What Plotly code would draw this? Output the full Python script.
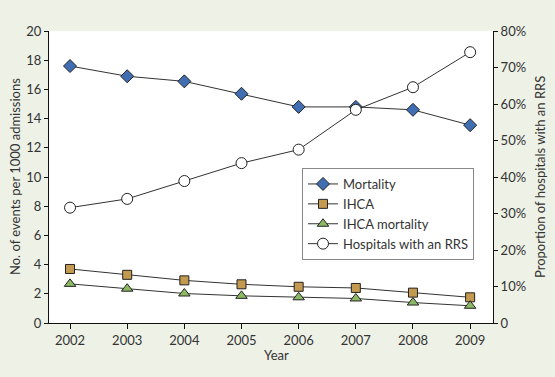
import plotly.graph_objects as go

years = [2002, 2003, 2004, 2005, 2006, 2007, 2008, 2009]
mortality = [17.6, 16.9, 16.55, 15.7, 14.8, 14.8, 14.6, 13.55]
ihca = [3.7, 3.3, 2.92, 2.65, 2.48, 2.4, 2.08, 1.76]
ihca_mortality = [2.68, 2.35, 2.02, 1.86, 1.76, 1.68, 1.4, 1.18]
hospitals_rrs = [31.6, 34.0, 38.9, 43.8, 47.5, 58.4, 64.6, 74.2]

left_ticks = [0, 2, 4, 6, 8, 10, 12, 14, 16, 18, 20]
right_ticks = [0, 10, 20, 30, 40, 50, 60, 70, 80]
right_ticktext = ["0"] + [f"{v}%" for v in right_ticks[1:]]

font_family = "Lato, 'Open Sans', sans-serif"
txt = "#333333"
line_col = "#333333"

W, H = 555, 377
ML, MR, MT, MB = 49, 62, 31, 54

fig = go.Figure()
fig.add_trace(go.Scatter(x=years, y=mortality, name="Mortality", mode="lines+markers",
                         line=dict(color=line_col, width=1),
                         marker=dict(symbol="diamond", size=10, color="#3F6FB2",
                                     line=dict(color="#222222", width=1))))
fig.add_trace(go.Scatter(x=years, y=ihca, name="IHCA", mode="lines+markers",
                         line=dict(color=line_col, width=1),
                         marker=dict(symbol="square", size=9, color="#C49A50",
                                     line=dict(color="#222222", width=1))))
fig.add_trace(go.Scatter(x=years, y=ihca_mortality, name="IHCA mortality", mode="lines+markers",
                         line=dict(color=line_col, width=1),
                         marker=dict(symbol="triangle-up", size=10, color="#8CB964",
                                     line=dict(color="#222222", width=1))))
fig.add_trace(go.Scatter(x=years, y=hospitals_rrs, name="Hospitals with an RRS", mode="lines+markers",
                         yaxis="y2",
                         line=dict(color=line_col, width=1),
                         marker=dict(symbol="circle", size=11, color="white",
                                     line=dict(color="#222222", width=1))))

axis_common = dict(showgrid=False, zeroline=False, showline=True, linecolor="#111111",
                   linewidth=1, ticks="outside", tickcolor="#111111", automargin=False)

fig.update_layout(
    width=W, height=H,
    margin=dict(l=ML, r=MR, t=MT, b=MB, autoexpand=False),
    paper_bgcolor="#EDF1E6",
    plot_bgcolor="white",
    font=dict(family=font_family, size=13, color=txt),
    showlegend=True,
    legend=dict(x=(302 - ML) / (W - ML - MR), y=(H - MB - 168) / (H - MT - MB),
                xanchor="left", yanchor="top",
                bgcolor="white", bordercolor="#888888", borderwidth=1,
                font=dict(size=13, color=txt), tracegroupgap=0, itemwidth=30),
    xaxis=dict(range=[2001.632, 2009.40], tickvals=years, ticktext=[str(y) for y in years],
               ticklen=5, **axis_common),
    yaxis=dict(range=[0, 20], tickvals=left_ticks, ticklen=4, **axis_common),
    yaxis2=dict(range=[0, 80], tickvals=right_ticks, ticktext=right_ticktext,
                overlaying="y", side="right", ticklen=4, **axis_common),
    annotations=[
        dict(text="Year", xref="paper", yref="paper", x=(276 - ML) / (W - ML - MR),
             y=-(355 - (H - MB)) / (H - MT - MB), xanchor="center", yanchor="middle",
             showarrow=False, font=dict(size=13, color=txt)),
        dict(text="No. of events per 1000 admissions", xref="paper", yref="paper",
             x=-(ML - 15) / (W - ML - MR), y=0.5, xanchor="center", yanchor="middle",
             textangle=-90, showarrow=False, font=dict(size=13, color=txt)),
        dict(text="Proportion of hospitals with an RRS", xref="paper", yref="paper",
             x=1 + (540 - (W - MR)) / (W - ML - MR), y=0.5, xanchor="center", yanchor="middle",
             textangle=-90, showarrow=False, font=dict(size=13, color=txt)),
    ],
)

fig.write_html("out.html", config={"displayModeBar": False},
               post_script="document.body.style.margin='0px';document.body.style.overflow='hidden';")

▸ Exercise instructions:
Every line from the top of the material above through the line with "ML, MR, MT, MB = 49, 62, 31, 54" should be duplicated exactly, please; leave out the pictures.

▸ Finished exercise:
What Plotly code would draw this? Output the full Python script.
import plotly.graph_objects as go

years = [2002, 2003, 2004, 2005, 2006, 2007, 2008, 2009]
mortality = [17.6, 16.9, 16.55, 15.7, 14.8, 14.8, 14.6, 13.55]
ihca = [3.7, 3.3, 2.92, 2.65, 2.48, 2.4, 2.08, 1.76]
ihca_mortality = [2.68, 2.35, 2.02, 1.86, 1.76, 1.68, 1.4, 1.18]
hospitals_rrs = [31.6, 34.0, 38.9, 43.8, 47.5, 58.4, 64.6, 74.2]

left_ticks = [0, 2, 4, 6, 8, 10, 12, 14, 16, 18, 20]
right_ticks = [0, 10, 20, 30, 40, 50, 60, 70, 80]
right_ticktext = ["0"] + [f"{v}%" for v in right_ticks[1:]]

font_family = "Lato, 'Open Sans', sans-serif"
txt = "#333333"
line_col = "#333333"

W, H = 555, 377
ML, MR, MT, MB = 49, 62, 31, 54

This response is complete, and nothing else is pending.